EMC VNX incorporates CRC and proprietary Sniffer technologies to ensure integrity of data on disk. For example, we format drives with 528Kb, instead of traditional 520Kb. The extra 8Kb is used to store a checksum for a CRC check.
EMC Recoverpoint provides very granular data recovery with low RPO and RTO for remote replication. Recoverpoint also provides up to 15X bandwidth reduction with deduplication and compression.

Management 
Management is good with both platforms, however; FAST or Fully Automated Storage Tiering is far superior in the VNX. As an admin, you don’t have to worry about managing or optimizing storage for cost or performance, the array makes those decisions and migrates data for you for most optimized data placement on the correct storage tier (SSD,SAS, NLSAS). This is based on how your applications access your data. Its dynamic, just like your applications and data over time.

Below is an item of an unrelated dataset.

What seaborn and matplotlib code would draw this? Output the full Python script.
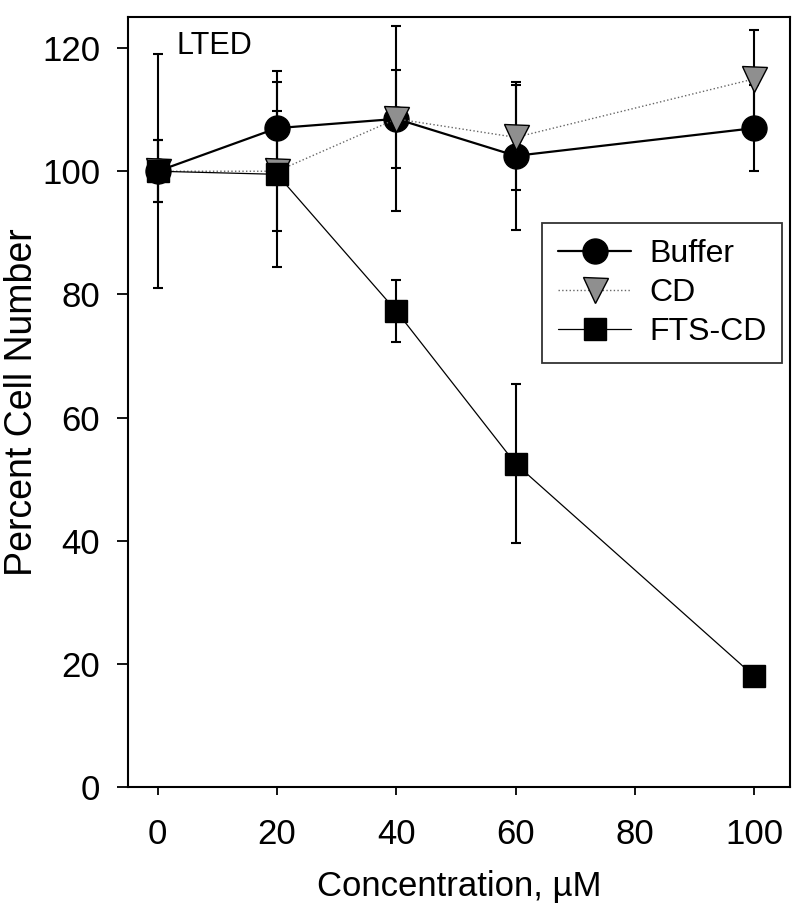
import numpy as np
import matplotlib
matplotlib.use("Agg")
import matplotlib.pyplot as plt
import pandas as pd
import seaborn as sns

# dane
conc = [0, 20, 40, 60, 100]
buffer_vals = [100, 107, 108.5, 102.5, 107]
buffer_err = [19, 9.3, 8, 12, 7]
cd_vals = [100, 100, 108.5, 105.5, 115]
cd_err = [5, 9.7, 15, 8.5, 8]
fts_vals = [100, 99.5, 77.3, 52.5, 18]
fts_err = [5, 15, 5, 12.9, 1]

sns.set_style("ticks")
plt.rcParams['font.family'] = ['Liberation Sans', 'DejaVu Sans']
plt.rcParams['text.color'] = 'black'
plt.rcParams['axes.labelcolor'] = 'black'
plt.rcParams['xtick.color'] = 'black'
plt.rcParams['ytick.color'] = 'black'
plt.rcParams['axes.edgecolor'] = 'black'

fig = plt.figure(figsize=(7.99, 9.07), dpi=100)
ax = fig.add_axes([0.160, 0.132, 0.829, 0.849])

series = [
    ("Buffer", buffer_vals, buffer_err, "o", "black", "black", "-", 1.6, 18),
    ("CD", cd_vals, cd_err, "v", "#8f8f8f", "#666666", ":", 1.0, 18),
    ("FTS-CD", fts_vals, fts_err, "s", "black", "black", "-", 0.9, 16.5),
]

for name, vals, err, mk, fc, lc, ls, lw, ms in series:
    df = pd.DataFrame({"x": conc, "y": vals})
    ax.errorbar(df["x"], df["y"], yerr=err, fmt="none", ecolor="black",
                elinewidth=1.5, capsize=3.8, capthick=1.5, zorder=2)
    sns.lineplot(data=df, x="x", y="y", ax=ax, color=lc, linestyle=ls,
                 linewidth=lw, marker=mk, markersize=ms, markerfacecolor=fc,
                 markeredgecolor="black", markeredgewidth=1.0,
                 label=name, zorder=3)

ax.set_xlim(-5, 106)
ax.set_ylim(0, 125)
ax.set_xticks([0, 20, 40, 60, 80, 100])
ax.set_yticks([0, 20, 40, 60, 80, 100, 120])
ax.tick_params(axis="both", labelsize=25, width=1.3, direction="out")
ax.tick_params(axis="y", length=8, pad=12)
ax.tick_params(axis="x", length=6, pad=16)
for s in ax.spines.values():
    s.set_linewidth(1.5)
    s.set_visible(True)

ax.set_xlabel("Concentration, \u00b5M", fontsize=25, labelpad=14)
ax.set_ylabel("Percent Cell Number", fontsize=27)
ax.yaxis.set_label_coords(-0.132, 0.5)

ax.text(0.074, 0.952, "LTED", transform=ax.transAxes, fontsize=22,
        va="baseline", ha="left")

leg = ax.legend(loc="upper right", bbox_to_anchor=(0.988, 0.7325),
                fontsize=23, frameon=True, fancybox=False, edgecolor="black",
                handlelength=2.3, borderpad=0.5, labelspacing=0.28,
                handletextpad=0.55, borderaxespad=0.0, markerscale=1.0)
leg.get_frame().set_linewidth(1.3)

fig.savefig("out.png", dpi=100)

EMC VNX5400 also has introduced Multi-Raid Caching in which all reads and writes going to the VNX are put into one global pool of cache between both storage processors.

Interoperability 
IBM has great interoperability testing IMO, but are typically late with support of new software features. As an example, with the announcement of vSphere 5.x, VMware announced that EMC will support every new feature day 1, IBM will not. For example, IBM does not support Thin Stun and Space reclamation primitives for VAAI, EMC VNX does.

2 comments
  1. This is FUD. This article is also very outdated.
    v7000 has CRC AND T10-DIF and such corruption should never occur. Some of the largest banks in the world use Storwize products and trust the data integrity. If it was such an issue, do you think banks would come back and purchase IBM? Management GUI won multiple awards mentioning it was better then EMC. EMC just recently started moving away from a java GUI, IBM moved away from java gui a long time ago for Storage products. That is what I call being late. If you want to talk about usability, EMC has a GUI for each products, IBM has a consistent look and feel across products. For the performance, IBM boxes outperform EMC boxes when you compare apples with apples (same disk types). In fact, EMC generally does not participate in industry benchmarks. FlashSystem outperforms ExtremeIO, v7000 outperforms VNX. v7000 has a 12 Gb SAS ports, most of the competition still use 6 Gb. As for IBM features, being late, would you run your production with day 1 technology? Most people will say no. IBM takes the time to certify things appropriately. By the way, here is a funny one… IBM supported vvol before EMC did. So the comments on this page is questionable at best. I am commenting today this page, because EMC representative still point people to this page to create FUD. I would advise you do your own research before you trust this source of information.